What to do: In the listing below, locate the line with "Reproduce this chart with matplotlib." and the line with "plt.rcParams['axes.unicode_minus'] = False", then output both and everything between them exactly, minus any pictures.

Provided records:
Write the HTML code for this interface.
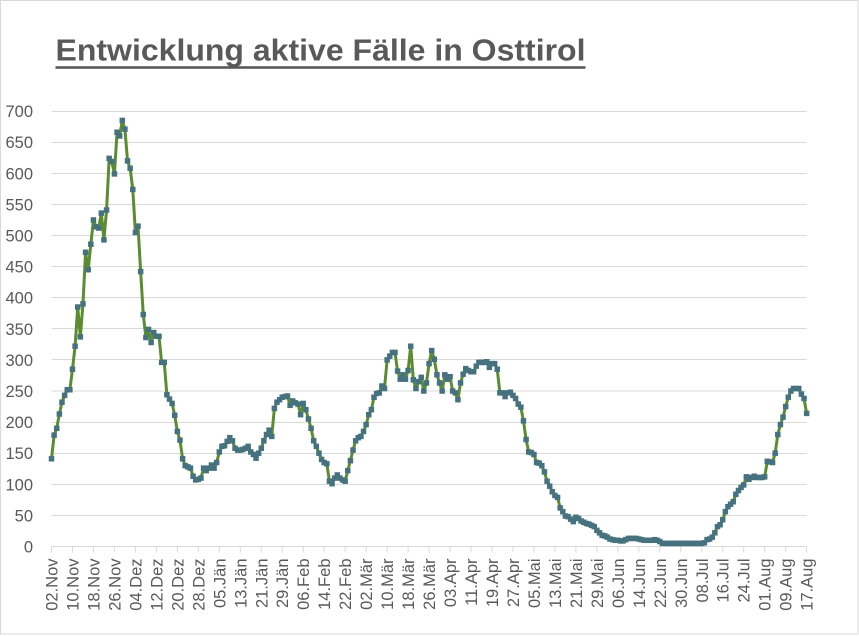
<!DOCTYPE html>
<html>
<head>
<meta charset="utf-8">
<style>
html,body{margin:0;padding:0;background:#fff;}
svg{display:block;}
</style>
</head>
<body>
<svg width="859" height="636" xmlns="http://www.w3.org/2000/svg" font-family="'Liberation Sans', Arial, sans-serif">
<defs>
<marker id="sq" markerUnits="userSpaceOnUse" markerWidth="4" markerHeight="16" refX="0" refY="0" overflow="visible">
<rect x="-1.049" y="-4.42" width="2.098" height="8.84" fill="#46727f"/>
</marker>
</defs>
<rect x="0.5" y="0.5" width="857.5" height="633.5" fill="#ffffff" stroke="#d9d9d9" stroke-width="1"/>

<text x="55.5" y="60.5" font-size="31" font-weight="bold" fill="#595959" textLength="530" lengthAdjust="spacingAndGlyphs">Entwicklung aktive Fälle in Osttirol</text>
<rect x="55.5" y="66.2" width="530" height="2.6" fill="#595959"/>

<g stroke="#d9d9d9" stroke-width="1">
<line x1="51.5" x2="806.6" y1="111.5" y2="111.5"/>
<line x1="51.5" x2="806.6" y1="142.5" y2="142.5"/>
<line x1="51.5" x2="806.6" y1="173.5" y2="173.5"/>
<line x1="51.5" x2="806.6" y1="204.5" y2="204.5"/>
<line x1="51.5" x2="806.6" y1="235.5" y2="235.5"/>
<line x1="51.5" x2="806.6" y1="266.5" y2="266.5"/>
<line x1="51.5" x2="806.6" y1="297.5" y2="297.5"/>
<line x1="51.5" x2="806.6" y1="328.5" y2="328.5"/>
<line x1="51.5" x2="806.6" y1="359.5" y2="359.5"/>
<line x1="51.5" x2="806.6" y1="391" y2="391"/>
<line x1="51.5" x2="806.6" y1="422.5" y2="422.5"/>
<line x1="51.5" x2="806.6" y1="453.5" y2="453.5"/>
<line x1="51.5" x2="806.6" y1="484.5" y2="484.5"/>
<line x1="51.5" x2="806.6" y1="515.5" y2="515.5"/>
<line x1="51.5" x2="806.6" y1="546.5" y2="546.5"/>
</g>

<g stroke="#d9d9d9" stroke-width="1">
<line x1="51.5" x2="51.5" y1="546.5" y2="552.5"/>
<line x1="72.48" x2="72.48" y1="546.5" y2="552.5"/>
<line x1="93.45" x2="93.45" y1="546.5" y2="552.5"/>
<line x1="114.43" x2="114.43" y1="546.5" y2="552.5"/>
<line x1="135.4" x2="135.4" y1="546.5" y2="552.5"/>
<line x1="156.38" x2="156.38" y1="546.5" y2="552.5"/>
<line x1="177.36" x2="177.36" y1="546.5" y2="552.5"/>
<line x1="198.33" x2="198.33" y1="546.5" y2="552.5"/>
<line x1="219.31" x2="219.31" y1="546.5" y2="552.5"/>
<line x1="240.28" x2="240.28" y1="546.5" y2="552.5"/>
<line x1="261.26" x2="261.26" y1="546.5" y2="552.5"/>
<line x1="282.24" x2="282.24" y1="546.5" y2="552.5"/>
<line x1="303.21" x2="303.21" y1="546.5" y2="552.5"/>
<line x1="324.19" x2="324.19" y1="546.5" y2="552.5"/>
<line x1="345.16" x2="345.16" y1="546.5" y2="552.5"/>
<line x1="366.14" x2="366.14" y1="546.5" y2="552.5"/>
<line x1="387.12" x2="387.12" y1="546.5" y2="552.5"/>
<line x1="408.09" x2="408.09" y1="546.5" y2="552.5"/>
<line x1="429.07" x2="429.07" y1="546.5" y2="552.5"/>
<line x1="450.04" x2="450.04" y1="546.5" y2="552.5"/>
<line x1="471.02" x2="471.02" y1="546.5" y2="552.5"/>
<line x1="492" x2="492" y1="546.5" y2="552.5"/>
<line x1="512.97" x2="512.97" y1="546.5" y2="552.5"/>
<line x1="533.95" x2="533.95" y1="546.5" y2="552.5"/>
<line x1="554.92" x2="554.92" y1="546.5" y2="552.5"/>
<line x1="575.9" x2="575.9" y1="546.5" y2="552.5"/>
<line x1="596.88" x2="596.88" y1="546.5" y2="552.5"/>
<line x1="617.85" x2="617.85" y1="546.5" y2="552.5"/>
<line x1="638.83" x2="638.83" y1="546.5" y2="552.5"/>
<line x1="659.8" x2="659.8" y1="546.5" y2="552.5"/>
<line x1="680.78" x2="680.78" y1="546.5" y2="552.5"/>
<line x1="701.76" x2="701.76" y1="546.5" y2="552.5"/>
<line x1="722.73" x2="722.73" y1="546.5" y2="552.5"/>
<line x1="743.71" x2="743.71" y1="546.5" y2="552.5"/>
<line x1="764.68" x2="764.68" y1="546.5" y2="552.5"/>
<line x1="785.66" x2="785.66" y1="546.5" y2="552.5"/>
<line x1="806.64" x2="806.64" y1="546.5" y2="552.5"/>
</g>

<g font-size="16.5" fill="#595959" text-anchor="end">
<text x="33" y="117.1">700</text>
<text x="33" y="148.2">650</text>
<text x="33" y="179.3">600</text>
<text x="33" y="210.4">550</text>
<text x="33" y="241.5">500</text>
<text x="33" y="272.6">450</text>
<text x="33" y="303.7">400</text>
<text x="33" y="334.8">350</text>
<text x="33" y="365.9">300</text>
<text x="33" y="397">250</text>
<text x="33" y="428.1">200</text>
<text x="33" y="459.2">150</text>
<text x="33" y="490.3">100</text>
<text x="33" y="521.4">50</text>
<text x="33" y="552.5">0</text>
</g>

<g font-size="16.5" fill="#595959" text-anchor="end">
<text transform="translate(57.5,558.5) rotate(-90)">02.Nov</text>
<text transform="translate(78.48,558.5) rotate(-90)">10.Nov</text>
<text transform="translate(99.45,558.5) rotate(-90)">18.Nov</text>
<text transform="translate(120.43,558.5) rotate(-90)">26.Nov</text>
<text transform="translate(141.4,558.5) rotate(-90)">04.Dez</text>
<text transform="translate(162.38,558.5) rotate(-90)">12.Dez</text>
<text transform="translate(183.36,558.5) rotate(-90)">20.Dez</text>
<text transform="translate(204.33,558.5) rotate(-90)">28.Dez</text>
<text transform="translate(225.31,558.5) rotate(-90)">05.Jän</text>
<text transform="translate(246.28,558.5) rotate(-90)">13.Jän</text>
<text transform="translate(267.26,558.5) rotate(-90)">21.Jän</text>
<text transform="translate(288.24,558.5) rotate(-90)">29.Jän</text>
<text transform="translate(309.21,558.5) rotate(-90)">06.Feb</text>
<text transform="translate(330.19,558.5) rotate(-90)">14.Feb</text>
<text transform="translate(351.16,558.5) rotate(-90)">22.Feb</text>
<text transform="translate(372.14,558.5) rotate(-90)">02.Mär</text>
<text transform="translate(393.12,558.5) rotate(-90)">10.Mär</text>
<text transform="translate(414.09,558.5) rotate(-90)">18.Mär</text>
<text transform="translate(435.07,558.5) rotate(-90)">26.Mär</text>
<text transform="translate(456.04,558.5) rotate(-90)">03.Apr</text>
<text transform="translate(477.02,558.5) rotate(-90)">11.Apr</text>
<text transform="translate(498,558.5) rotate(-90)">19.Apr</text>
<text transform="translate(518.97,558.5) rotate(-90)">27.Apr</text>
<text transform="translate(539.95,558.5) rotate(-90)">05.Mai</text>
<text transform="translate(560.92,558.5) rotate(-90)">13.Mai</text>
<text transform="translate(581.9,558.5) rotate(-90)">21.Mai</text>
<text transform="translate(602.88,558.5) rotate(-90)">29.Mai</text>
<text transform="translate(623.85,558.5) rotate(-90)">06.Jun</text>
<text transform="translate(644.83,558.5) rotate(-90)">14.Jun</text>
<text transform="translate(665.8,558.5) rotate(-90)">22.Jun</text>
<text transform="translate(686.78,558.5) rotate(-90)">30.Jun</text>
<text transform="translate(707.76,558.5) rotate(-90)">08.Jul</text>
<text transform="translate(728.73,558.5) rotate(-90)">16.Jul</text>
<text transform="translate(749.71,558.5) rotate(-90)">24.Jul</text>
<text transform="translate(770.68,558.5) rotate(-90)">01.Aug</text>
<text transform="translate(791.66,558.5) rotate(-90)">09.Aug</text>
<text transform="translate(812.64,558.5) rotate(-90)">17.Aug</text>
</g>

<g transform="translate(51.5,546.5) scale(2.622,-0.622)">
<polyline fill="none" stroke="#5b8c32" stroke-width="3" stroke-linejoin="round" vector-effect="non-scaling-stroke" points="0,141 1,179 2,190 3,213 4,232 5,243 6,252 7,252 8,285 9,322 10,385 11,337 12,390 13,473 14,445 15,486 16,525 17,514 18,512 19,536 20,493 21,541 22,624 23,619 24,599 25,666 26,660 27,685 28,671 29,620 30,608 31,574 32,505 33,515 34,442 35,373 36,336 37,349 38,328 39,344 40,338 41,338 42,296 43,296 44,244 45,237 46,230 47,211 48,185 49,171 50,141 51,130 52,128 53,126 54,113 55,107 56,108 57,110 58,126 59,122 60,126 61,131 62,126 63,135 64,152 65,161 66,162 67,169 68,175 69,170 70,158 71,155 72,155 73,156 74,158 75,161 76,152 77,148 78,142 79,150 80,158 81,170 82,180 83,187 84,177 85,222 86,232 87,236 88,240 89,241 90,242 91,227 92,234 93,231 94,229 95,212 96,230 97,220 98,205 99,190 100,170 101,161 102,150 103,140 104,135 105,133 106,105 107,101 108,110 109,115 110,110 111,107 112,105 113,122 114,138 115,155 116,170 117,175 118,177 119,185 120,196 121,212 122,220 123,240 124,246 125,247 126,258 127,254 128,300 129,306 130,312 131,312 132,282 133,269 134,276 135,269 136,283 137,322 138,268 139,254 140,265 141,272 142,250 143,263 144,294 145,315 146,301 147,276 148,263 149,250 150,276 151,269 152,273 153,250 154,247 155,236 156,263 157,277 158,286 159,283 160,281 161,281 162,290 163,296 164,296 165,296 166,297 167,288 168,294 169,294 170,285 171,247 172,247 173,241 174,247 175,248 176,243 177,238 178,229 179,224 180,202 181,172 182,152 183,151 184,148 185,135 186,134 187,130 188,120 189,105 190,97 191,88 192,82 193,79 194,62 195,56 196,49 197,48 198,44 199,40 200,47 201,45 202,41 203,39 204,37 205,36 206,34 207,32 208,26 209,22 210,18 211,17 212,15 213,12 214,11 215,10 216,10 217,9 218,9 219,11 220,13 221,13 222,13 223,13 224,12 225,11 226,10 227,10 228,10 229,10 230,11 231,10 232,8 233,5 234,5 235,5 236,5 237,5 238,5 239,5 240,5 241,5 242,5 243,5 244,5 245,5 246,5 247,5 248,5 249,6 250,11 251,12 252,15 253,22 254,32 255,35 256,43 257,56 258,64 259,68 260,72 261,84 262,90 263,95 264,99 265,112 266,108 267,111 268,113 269,111 270,111 271,111 272,112 273,137 274,136 275,135 276,150 277,180 278,196 279,208 280,225 281,240 282,250 283,254 284,254 285,254 286,245 287,238 288,214"/>
<polyline fill="none" stroke="none" marker-start="url(#sq)" marker-mid="url(#sq)" marker-end="url(#sq)" points="0,141 1,179 2,190 3,213 4,232 5,243 6,252 7,252 8,285 9,322 10,385 11,337 12,390 13,473 14,445 15,486 16,525 17,514 18,512 19,536 20,493 21,541 22,624 23,619 24,599 25,666 26,660 27,685 28,671 29,620 30,608 31,574 32,505 33,515 34,442 35,373 36,336 37,349 38,328 39,344 40,338 41,338 42,296 43,296 44,244 45,237 46,230 47,211 48,185 49,171 50,141 51,130 52,128 53,126 54,113 55,107 56,108 57,110 58,126 59,122 60,126 61,131 62,126 63,135 64,152 65,161 66,162 67,169 68,175 69,170 70,158 71,155 72,155 73,156 74,158 75,161 76,152 77,148 78,142 79,150 80,158 81,170 82,180 83,187 84,177 85,222 86,232 87,236 88,240 89,241 90,242 91,227 92,234 93,231 94,229 95,212 96,230 97,220 98,205 99,190 100,170 101,161 102,150 103,140 104,135 105,133 106,105 107,101 108,110 109,115 110,110 111,107 112,105 113,122 114,138 115,155 116,170 117,175 118,177 119,185 120,196 121,212 122,220 123,240 124,246 125,247 126,258 127,254 128,300 129,306 130,312 131,312 132,282 133,269 134,276 135,269 136,283 137,322 138,268 139,254 140,265 141,272 142,250 143,263 144,294 145,315 146,301 147,276 148,263 149,250 150,276 151,269 152,273 153,250 154,247 155,236 156,263 157,277 158,286 159,283 160,281 161,281 162,290 163,296 164,296 165,296 166,297 167,288 168,294 169,294 170,285 171,247 172,247 173,241 174,247 175,248 176,243 177,238 178,229 179,224 180,202 181,172 182,152 183,151 184,148 185,135 186,134 187,130 188,120 189,105 190,97 191,88 192,82 193,79 194,62 195,56 196,49 197,48 198,44 199,40 200,47 201,45 202,41 203,39 204,37 205,36 206,34 207,32 208,26 209,22 210,18 211,17 212,15 213,12 214,11 215,10 216,10 217,9 218,9 219,11 220,13 221,13 222,13 223,13 224,12 225,11 226,10 227,10 228,10 229,10 230,11 231,10 232,8 233,5 234,5 235,5 236,5 237,5 238,5 239,5 240,5 241,5 242,5 243,5 244,5 245,5 246,5 247,5 248,5 249,6 250,11 251,12 252,15 253,22 254,32 255,35 256,43 257,56 258,64 259,68 260,72 261,84 262,90 263,95 264,99 265,112 266,108 267,111 268,113 269,111 270,111 271,111 272,112 273,137 274,136 275,135 276,150 277,180 278,196 279,208 280,225 281,240 282,250 283,254 284,254 285,254 286,245 287,238 288,214"/>
</g>
</svg>
</body>
</html>
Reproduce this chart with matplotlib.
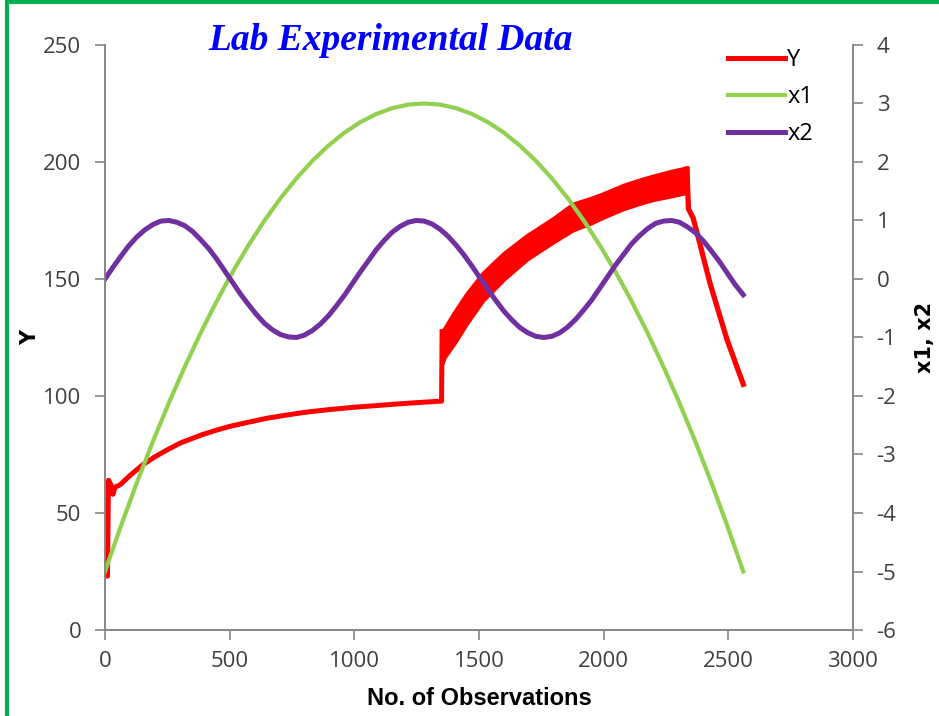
import matplotlib.pyplot as plt
from matplotlib.patches import Rectangle

plt.rcParams['axes.unicode_minus'] = False

# Y response, first stage (single trace up to the step change)
obs_low = [0, 10, 14, 24, 32, 40, 60, 100, 150, 200, 250, 300, 385, 450, 500, 575,
           650, 725, 800, 900, 1000, 1100, 1200, 1345, 1350]
y_low = [24, 23, 64, 62, 58, 61, 62, 66, 70.5, 74, 77, 79.8, 83.3, 85.5, 87, 88.8,
         90.5, 91.8, 93, 94.2, 95.2, 96, 96.8, 97.8, 97.8]

# Y response, second stage: fast oscillation, kept as upper / lower envelope
obs_band = [1352, 1360, 1400, 1450, 1516, 1600, 1692, 1800, 1877, 1950, 2000, 2078,
            2150, 2200, 2270, 2334]
y_band_hi = [127.5, 128.5, 135.5, 143.5, 152.5, 161, 168.5, 176, 182, 184.5, 186.5, 190,
             192.5, 194, 196, 197.5]
y_band_lo = [114, 116.5, 122.5, 131, 141, 150, 158.5, 166, 171, 174, 176.5, 180,
             182.5, 184, 185.5, 187]

# Y response, final decay
obs_tail = [2334, 2340, 2359, 2374, 2427, 2495, 2560]
y_tail = [197, 180, 176, 170, 148, 124, 105]

# x1 input
obs_x1 = [0, 64, 128, 192, 256, 320, 384, 448, 512, 576, 640, 704, 768, 832, 896,
          960, 1024, 1088, 1152, 1216, 1280, 1344, 1408, 1472, 1536, 1600, 1664,
          1728, 1792, 1856, 1920, 1984, 2048, 2112, 2176, 2240, 2304, 2368, 2432,
          2496, 2560]
x1 = [-5, -4.22, -3.48, -2.78, -2.12, -1.5, -0.92, -0.38, 0.12, 0.58, 1.0, 1.38, 1.72,
      2.02, 2.28, 2.5, 2.68, 2.82, 2.92, 2.98, 3.0, 2.98, 2.92, 2.82, 2.68, 2.5, 2.28,
      2.02, 1.72, 1.38, 1.0, 0.58, 0.12, -0.38, -0.92, -1.5, -2.12, -2.78, -3.48,
      -4.22, -5]

# x2 input
obs_x2 = list(range(0, 2561, 32))
x2 = [0, 0.2, 0.39, 0.57, 0.72, 0.84, 0.93, 0.99, 1.0, 0.97, 0.91, 0.81, 0.67, 0.52,
      0.34, 0.14, -0.06, -0.26, -0.44, -0.61, -0.76, -0.87, -0.95, -0.99, -1.0, -0.96,
      -0.88, -0.77, -0.63, -0.46, -0.28, -0.08, 0.12, 0.31, 0.5, 0.66, 0.8, 0.9, 0.97,
      1.0, 0.99, 0.94, 0.85, 0.73, 0.58, 0.41, 0.22, 0.02, -0.18, -0.37, -0.55, -0.7,
      -0.83, -0.92, -0.98, -1.0, -0.98, -0.92, -0.82, -0.69, -0.53, -0.36, -0.16, 0.04,
      0.24, 0.42, 0.6, 0.74, 0.86, 0.95, 0.99, 1.0, 0.97, 0.89, 0.79, 0.65, 0.48, 0.3,
      0.1, -0.1, -0.27]

RED = '#FF0000'
GREEN = '#92D050'
PURPLE = '#7030A0'
AXC = '#868686'
TXT = '#404040'

fig = plt.figure(figsize=(9.39, 7.16), dpi=100)
ax = fig.add_axes([0.1118, 0.1201, 0.7966, 0.8171])
ax2 = ax.twinx()

# Y on the left axis
y_line, = ax.plot(obs_low + obs_band[:1], y_low + y_band_hi[:1], color=RED, lw=3.6,
                  solid_joinstyle='round', label='Y', zorder=3)
ax.fill_between(obs_band, y_band_lo, y_band_hi, color=RED, lw=3, edgecolor=RED, zorder=3)
ax.plot(obs_tail, y_tail, color=RED, lw=3.8, solid_joinstyle='round', zorder=3)

# x1, x2 on the right axis
l1, = ax2.plot(obs_x1, x1, color=GREEN, lw=3, label='x1')
l2, = ax2.plot(obs_x2, x2, color=PURPLE, lw=3.6, label='x2')

ax.set_xlim(0, 3000)
ax.set_ylim(0, 250)
ax2.set_ylim(-6, 4)
ax.set_xticks(range(0, 3001, 500))
ax.set_yticks(range(0, 251, 50))
ax2.set_yticks(range(-6, 5))

for a in (ax, ax2):
    a.spines['top'].set_visible(False)
    for s in ('left', 'right', 'bottom'):
        a.spines[s].set_color(AXC)
        a.spines[s].set_linewidth(1.2)
    a.tick_params(colors=AXC, labelcolor=TXT, length=7, width=1.2, labelsize=16)
ax.tick_params(axis='x', pad=8)
ax.tick_params(axis='y', pad=10)
ax2.tick_params(axis='y', pad=10)
for lab in ax.get_xticklabels() + ax.get_yticklabels() + ax2.get_yticklabels():
    lab.set_family(['Open Sans', 'DejaVu Sans'])

ax.set_xlabel('No. of Observations', fontsize=17, fontweight='bold', color='black',
              family=['Liberation Sans', 'DejaVu Sans'], labelpad=11)
ax.set_ylabel('Y', fontsize=15, fontweight='bold', color='black', labelpad=2)
ax2.set_ylabel('x1, x2', fontsize=15, fontweight='bold', color='black', labelpad=13)

fig.text(0.416, 0.944, 'Lab Experimental Data', ha='center', va='center',
         fontsize=27, fontweight='bold', fontstyle='italic', color='#0000FF',
         family=['Liberation Serif', 'DejaVu Serif'])

leg = fig.legend([y_line, l1, l2], ['Y', 'x1', 'x2'], loc='upper left',
                 bbox_to_anchor=(0.753, 0.962), frameon=False, fontsize=17,
                 handlelength=2.4, handletextpad=0.1, labelspacing=0.55)
for t in leg.get_texts():
    t.set_family(['Open Sans', 'DejaVu Sans'])

# green frame around the figure
fig.patches.append(Rectangle((0.007, -0.01), 0.995, 1.007, transform=fig.transFigure,
                             fill=False, edgecolor='#00B050', lw=3))

fig.savefig('out.png', dpi=100)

Solution below:
Reproduce this chart with matplotlib.
import matplotlib.pyplot as plt
from matplotlib.patches import Rectangle

plt.rcParams['axes.unicode_minus'] = False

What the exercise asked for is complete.